Denormals can be flushed to zero on SSE only, x87 math doesn't have such option.

Ah, here's an interesting doc:
http://docs.sun.com/source/806-3568/ncg_goldberg.html

It gives an algorithm for addition, subtraction, multiplication, division and square root, and requires that implementations produce the same result as that algorithm. Thus, when a program is moved from one machine to another, the results of the basic operations will be the same in every bit if both machines support the IEEE standard.

x87 math is IEEE compliant so we can trust the arithmetic ops and sqrt. Definitely good to know. Nothing is said about transcendental ops, like exp or trig. I googled around a bunch and AFAICT IEEE 754 doesn't specify how any transcendental ops have to work. It's totally possible that different CPU designs can give different results for those ops. They're all unary operations, so it's possible to give them a thorough check.

Well, I basically already knew that (even attempting to sync linux/windows would have been totally useless if even the normal ops weren't guaranteed to give same results under controlled conditions). Thanks anyway.

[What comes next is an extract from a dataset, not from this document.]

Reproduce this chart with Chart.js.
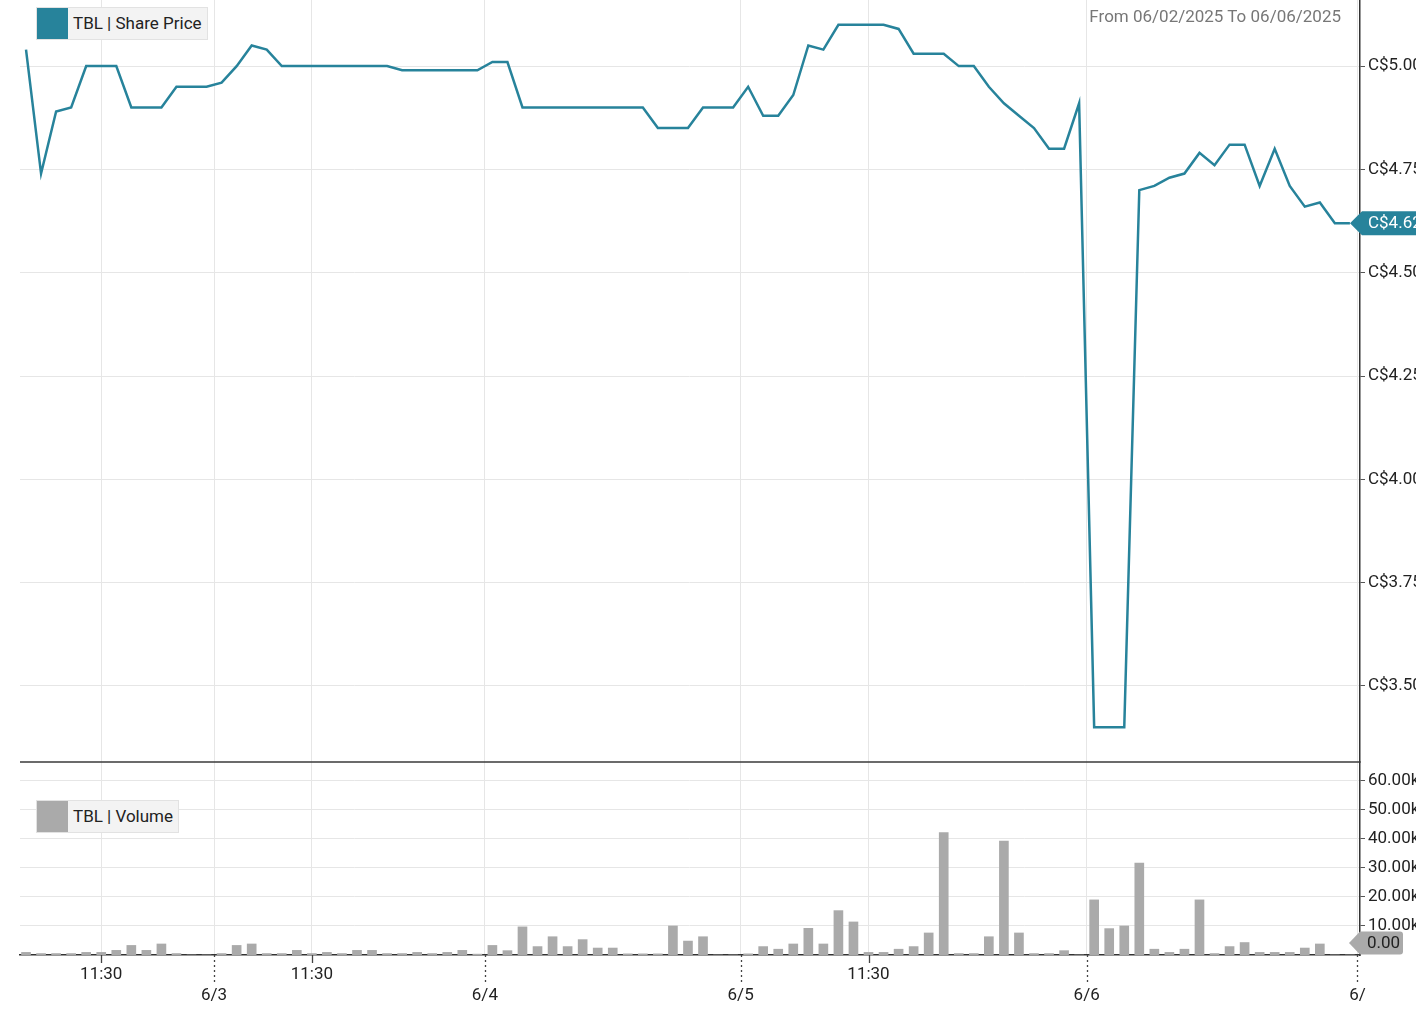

It might even be so that streflop calculates them using normal operations, I'll try to remember checking that.

jcnossen wrote:Its really quite fair to assume that the actual transistor schematic will be the same for the same model. There are no analog processes involved in fpu computations, so its completely deterministic.

There are different "steppings" of the same processor model. The incompatibility that I came across was P4 1.4 vs P4 1.6 - most likely a stepping being the only difference. So, I would not make any assumptions on processor schematics being identical, not even for the same model.

I suggest adding a feature to spring that uploads the CPU type/ID/stepping of host and client whenever a desync occurs.
Do some statistical analysis on this data and divide CPU:s into "classes" that are compatible with each other. Disallow incompatible variants to join the same game, or at least warn the user before joining!

I understand there is quite a lot of data to resync (not only units but also terrain and such) so it will likely take some seconds to complete.